As a next step, the technology will be focusing on the container ecosystem at large. Kubernetes and the container world will need to tackle security for containers, service meshing, networking, management and storage, as well as tools on top of it to abstract it further away from application development. This has already begun but we expect increased and new developments in this space this year. As maturity and adoption develop, it’s just a question of whether a consolidation of Kubernetes-based solutions and companies will take place in the market this year or further down the line.

 

Hardware re-emerges as a competitive differentiator

Bucking the trend for software hitting the spotlight, hardware will become more important as a key competitive differentiator than ever before.

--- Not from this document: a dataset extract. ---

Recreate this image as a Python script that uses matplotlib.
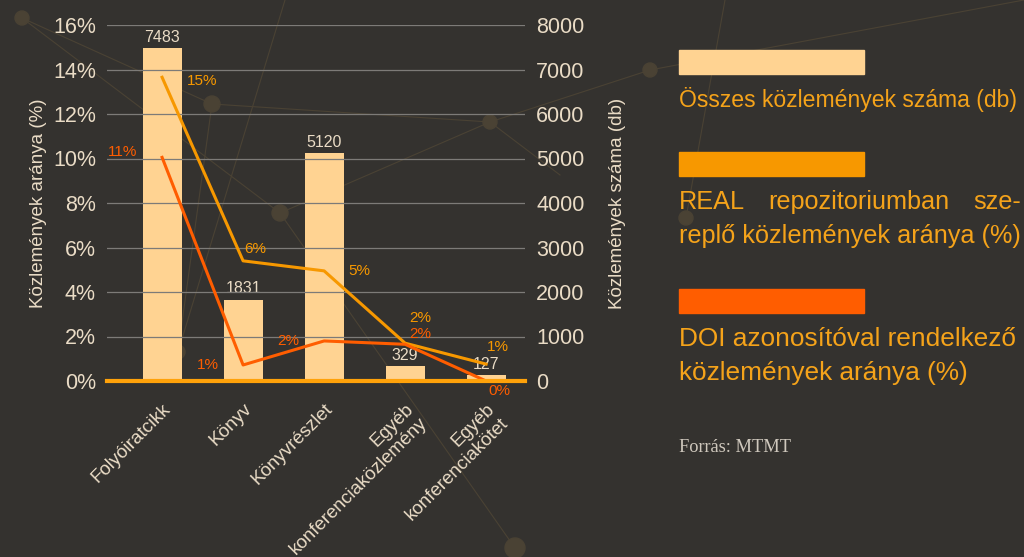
import matplotlib
matplotlib.use("Agg")
import matplotlib.pyplot as plt
from matplotlib.patches import Rectangle, Circle
from matplotlib.lines import Line2D

plt.rcParams['font.family'] = ['Liberation Sans', 'DejaVu Sans']

# data
categories = ['Folyóiratcikk', 'Könyv', 'Könyvrészlet',
              'Egyéb\nkonferenciaközlemény', 'Egyéb\nkonferenciakötet']
total_db = [7483, 1831, 5120, 329, 127]
real_pct = [13.65, 5.4, 4.95, 1.7, 0.76]
doi_pct = [10.05, 0.72, 1.8, 1.65, 0.0]
real_labels = ['15%', '6%', '5%', '2%', '1%']
doi_labels = ['11%', '1%', '2%', '2%', '0%']

BG = '#34322f'
TXT = '#eadcc6'
C_BAR = '#ffd392'
C_REAL = '#f79800'
C_DOI = '#ff5d00'
C_LEG = '#f5a31a'

W, H = 1024, 557
fig = plt.figure(figsize=(W / 100, H / 100), dpi=100, facecolor=BG)

def px(x, y):
    return x / W, 1 - y / H

# faint background network decoration
deco_lines = [((22, 18), (212, 104)), ((212, 104), (490, 122)), ((22, 18), (280, 213)),
              ((280, 213), (490, 122)), ((212, 104), (178, 352)), ((490, 122), (650, 70)),
              ((650, 70), (1024, 0)), ((280, 213), (515, 548)), ((178, 352), (285, 0)),
              ((490, 122), (560, 175)), ((725, 0), (686, 218))]
for (a, b) in deco_lines:
    x0, y0 = px(*a)
    x1, y1 = px(*b)
    fig.add_artist(Line2D([x0, x1], [y0, y1], transform=fig.transFigure,
                          color='#4a4234', lw=0.8, zorder=0))
for (cx, cy, r) in [(22, 18, 7), (212, 104, 8), (280, 213, 8), (178, 352, 7),
                    (490, 122, 7), (650, 70, 7), (515, 548, 10), (686, 218, 7)]:
    fig.add_artist(Circle((cx, H - cy), r, transform=None, color='#4a4234', zorder=0))

ax = fig.add_axes([107 / W, 1 - 381 / H, 418 / W, 356 / H])
ax.set_facecolor('none')
ax2 = ax.twinx()
ax.set_zorder(2)
ax2.set_zorder(1)

x = range(len(categories))

# bars on right axis
ax2.bar(x, total_db, width=0.48, color=C_BAR, zorder=2)
for xi, v in zip(x, total_db):
    ax2.text(xi, v + 70, str(v), ha='center', va='bottom', color=TXT, fontsize=11.5)
ax2.set_ylim(0, 8000)
ax2.set_yticks(range(0, 8001, 1000))

# lines on left axis
ax.plot(x, real_pct, color=C_REAL, lw=2.2, zorder=3)
ax.plot(x, doi_pct, color=C_DOI, lw=2.2, zorder=3)
ax.set_ylim(0, 16)
ax.set_xlim(-0.68, 4.48)
ax.set_yticks(range(0, 17, 2))
ax.set_yticklabels([f'{v}%' for v in range(0, 17, 2)])

# data labels
real_off = [(0.49, -0.18), (0.15, 0.54), (0.44, 0.0), (0.19, 1.12), (0.15, 0.76)]
doi_off = [(-0.49, 0.22), (-0.43, 0.0), (-0.44, 0.0), (0.19, 0.45), (0.16, -0.45)]
for i in x:
    ax.text(i + real_off[i][0], real_pct[i] + real_off[i][1], real_labels[i],
            color=C_REAL, fontsize=11, ha='center', va='center', zorder=4)
    ax.text(i + doi_off[i][0], doi_pct[i] + doi_off[i][1], doi_labels[i],
            color=C_DOI, fontsize=11, ha='center', va='center', zorder=4)

ax.grid(axis='y', color='#7d7b78', lw=0.9)
ax.set_axisbelow(True)
for a in (ax, ax2):
    for s in a.spines.values():
        s.set_visible(False)
    a.tick_params(length=0, colors=TXT, labelsize=15.5, pad=8)
ax.axhline(0, color='#ffa20a', lw=3, zorder=5, clip_on=False)

ax.set_xticks(list(x))
ax.set_xticklabels(categories, rotation=45, ha='right', va='top', rotation_mode='anchor',
                   multialignment='right', fontsize=13.5)
ax.tick_params(axis='x', pad=14)

ax.set_ylabel('Közlemények aránya (%)', color=TXT, fontsize=13.5, labelpad=4)
ax2.set_ylabel('Közlemények száma (db)', color=TXT, fontsize=13.5, labelpad=18)

# legend on the right
LX = 679
renderer = fig.canvas.get_renderer()

def justified(line, y, width, fs):
    words = line.split(' ')
    arts = [fig.text(0, 0, w_, color=C_LEG, fontsize=fs, va='baseline') for w_ in words]
    widths = [t.get_window_extent(renderer).width for t in arts]
    gap = (width - sum(widths)) / (len(words) - 1)
    xpos = LX
    for t, wd in zip(arts, widths):
        t.set_position((xpos / W, 1 - y / H))
        xpos += wd + gap

leg = [(C_BAR, 50, ['Összes közlemények száma (db)'], 16.6, False),
       (C_REAL, 152, ['REAL repozitoriumban sze-', 'replő közlemények aránya (%)'], 18.2, True),
       (C_DOI, 289, ['DOI azonosítóval rendelkező', 'közlemények aránya (%)'], 18.9, False)]
for col, top, lines, fs, just in leg:
    fig.add_artist(Rectangle(px(LX, top + 24), 185 / W, 24 / H,
                             transform=fig.transFigure, color=col))
    base = top + 24 + 33
    for k, line in enumerate(lines):
        y = base + k * 34
        if just and k == 0:
            justified(line, y, 342, fs)
        else:
            fig.text(LX / W, 1 - y / H, line, color=C_LEG, fontsize=fs,
                     ha='left', va='baseline')

fig.text(LX / W, 1 - 447 / H, 'Forrás: MTMT', color='#cfc8bd', fontsize=13.2,
         family=['Liberation Serif', 'DejaVu Serif'], ha='left', va='center')

fig.savefig('out.png', dpi=100, facecolor=BG)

The industry has seen trends emerge such as open hardware, with compute power for both traditional high performance computing (HPC) use cases and the ability to power some of the newer technologies, such as deep learning, machine learning and quantum computing. As just one example, specialised processing units are being used to optimise specific types of computations. The quantum computing market alone is on track to be worth almost $500 million by 2023, highlighting how hardware will become even more important over the next couple of years.

 

Open up to being open in 2018

A big focus for companies in 2018 will be figuring out how to effectively combine the most useful emerging technologies – from the Internet of Things (IoT) to artificial intelligence (AI). However, organisations will need to go further and work out how best to integrate these new technologies with existing infrastructure. For example, big data and existing analytics can generate useful insights when combined with machine learning but businesses will need to find ways to both combine and manage them effectively (and, at the end of the day, utilise them effectively to ensure a positive impact on their business).

From an open source perspective, organisations will need to come around to the idea of working with competitors if we’re ever going to achieve success combining the stack. The huge number of combinations today is only getting bigger. As a result, it’s more important than ever to be open.

Both this year and in future, the industry must continue to make the most of the open source community and use the resources and expertise available instead of taking a ‘DIY’ approach in most situations. IT leaders should turn to the open source community for rapidly growing technologies like containerisation and Platform-as-a-Service (PaaS), focusing on the business value they could create with such technology rather than building it from scratch.

With various technologies – from hybrid cloud to containers – due to mature further this year, collaboration will be key. And if these are to be deployed effectively to provide real business value, they will need to be able to work collaboratively with each other and the existing infrastructure – both this year and in future.